Season of Cabin Fever

By Magella Cantara
Its January in Portland, Maine, where there is more snow falling than people who fall in love in their lifetime. There’s black ice like the intentions you can’t decipher when you first meet someone. Best of all, there are days it will stay negative thirty. You will probably find yourself hiding away by a warm furnace inside rather than stepping into a pair of skates lended to you by a loved one.
Psychologically, we are all designed to feel depression in everyday life. We all know depression; that feeling where you’re just content with everything and going with the motions. But we don’t know it in the way that heavy cloud cover does. There’s snow outside that’s taller than the average person, your car is blocked in from snow plows whos job is to clear parking lots, but only adds more to your morning when heading to school or work; as if the negative temperature and power outage wasn’t enough.

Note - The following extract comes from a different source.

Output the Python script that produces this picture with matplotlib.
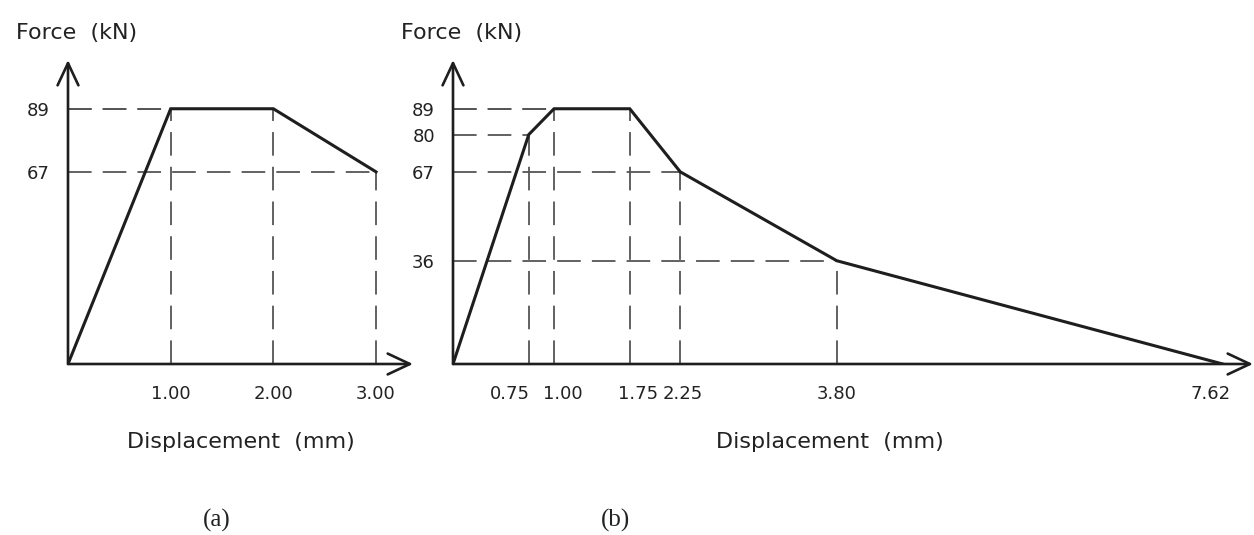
import matplotlib
matplotlib.use("Agg")
import matplotlib.pyplot as plt
from matplotlib.transforms import ScaledTranslation

# panel (a) – tri-linear force/displacement curve
disp_a = [0.0, 1.00, 2.00, 3.00]
force_a = [0, 89, 89, 67]
xticks_a = [1.00, 2.00, 3.00]
yticks_a = [67, 89]

# panel (b) – multi-linear curve
disp_b = [0.0, 0.75, 1.00, 1.75, 2.25, 3.80, 7.62]
force_b = [0, 80, 89, 89, 67, 36, 0]
xticks_b = [0.75, 1.00, 1.75, 2.25, 3.80, 7.62]
yticks_b = [36, 67, 80, 89]

W, H = 1254, 535
plt.rcParams['lines.scale_dashes'] = False
line_col = "#1e1e1e"
dash_col = "#555555"
txt_col = "#222222"

fig = plt.figure(figsize=(W / 100, H / 100), dpi=100)


def px_axes(x0, x1, y_top, y_bot):
    return fig.add_axes([x0 / W, 1 - y_bot / H, (x1 - x0) / W, (y_bot - y_top) / H])


def draw_panel(ax, xs, ys, xt, yt, xmax, ymax, shifts=None):
    ax.set_xlim(0, xmax)
    ax.set_ylim(0, ymax)
    for s in ax.spines.values():
        s.set_visible(False)
    ax.patch.set_alpha(0)
    # guide lines from the axes to every break point
    for x, y in zip(xs[1:], ys[1:]):
        if y == 0:
            continue
        ax.plot([0, x], [y, y], color=dash_col, lw=1.3, dashes=(17, 8), zorder=1)
        ax.plot([x, x], [0, y], color=dash_col, lw=1.3, dashes=(17, 8), zorder=1)
    ax.plot(xs, ys, color=line_col, lw=2.2, solid_joinstyle='miter', zorder=3)
    arrow = dict(arrowstyle='->,head_length=1.6,head_width=0.75', lw=1.9,
                 color=line_col, shrinkA=0, shrinkB=0)
    ax.annotate('', xy=(xmax, 0), xytext=(0, 0), arrowprops=arrow, annotation_clip=False)
    ax.annotate('', xy=(0, ymax), xytext=(0, 0), arrowprops=arrow, annotation_clip=False)
    ax.set_xticks(xt, [f"{v:.2f}" for v in xt])
    ax.set_yticks(yt, [str(v) for v in yt])
    ax.tick_params(length=0, labelsize=13, colors=txt_col)
    ax.tick_params(axis='x', pad=15)
    ax.tick_params(axis='y', pad=13)
    if shifts:
        for lab, dx in zip(ax.get_xticklabels(), shifts):
            lab.set_transform(lab.get_transform() + ScaledTranslation(dx / 100, 0, fig.dpi_scale_trans))


ax_a = px_axes(68, 413, 60, 364)
draw_panel(ax_a, disp_a, force_a, xticks_a, yticks_a, 3.36, 106)

ax_b = px_axes(453, 1253, 60, 364)
draw_panel(ax_b, disp_b, force_b, xticks_b, yticks_b, 7.92, 106,
           shifts=[-19, 9, 8, 2, 0, -12])

for cx, cy, s in [(77, 33, "Force  (kN)"), (462, 33, "Force  (kN)"),
                  (241, 442, "Displacement  (mm)"), (830, 442, "Displacement  (mm)")]:
    fig.text(cx / W, 1 - cy / H, s, ha='center', va='center', fontsize=16, color=txt_col)

for cx, s in [(217, "(a)"), (615, "(b)")]:
    fig.text(cx / W, 1 - 520 / H, s, ha='center', va='center', fontsize=18,
             family='Liberation Serif', color=txt_col)

fig.savefig("out.png", dpi=100)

Now, there is snow in many other states, even countries across the world, but everyone sees the cold differently. In-fact, someone reading this may not even consider it beautiful at all. It’s just something they’ve become used too. Used to shops never being opened, being unable to get around because the handle on your front door is frozen shut along with you getting plowed in because you don’t have a parking garage. You’re just used to winter in Maine sucking. But hey, there’s a fireplace beside your favorite books, snow falling outside your window, cup of coffee in hand – it’s cozy. Some people long for an ideal getaway. Except there’s something missing because it’s very common in adulthood that you find yourself more lonely than you’d like to admit and that’s terrifying. It’s not only terrifying but it lingers. It tears parts of you that you didn’t even know existed because you’ve started to get cabin fever. After the forecast calls for another 3ft of snow, suddenly your everyday sadness becomes something much more vulgar.
You can’t go anywhere, no one can get to you. It’s just you, and for some that can be too much. Maine’s suicide rate is recorded to be higher than the nations average and continues to grow. So this winter, if you ever encounter a friend who seems blue or someone who may not be a friend to you, encourage them to get out or smoke a joint to pass the time (marijuana is legal in Maine). If you’re not yet 21 with a medical card and a doctor’s note, of course there’s things like books, teaching yourself how to cook, remembering to feed the cat in your now very busy schedule that is cabin fever, or now-a-days, games on our iphones. Don’t be afraid to call and check in; you may be doing someone a favor these next few months. Which is what this winter will be about; getting through it like anything else, it’s only fair.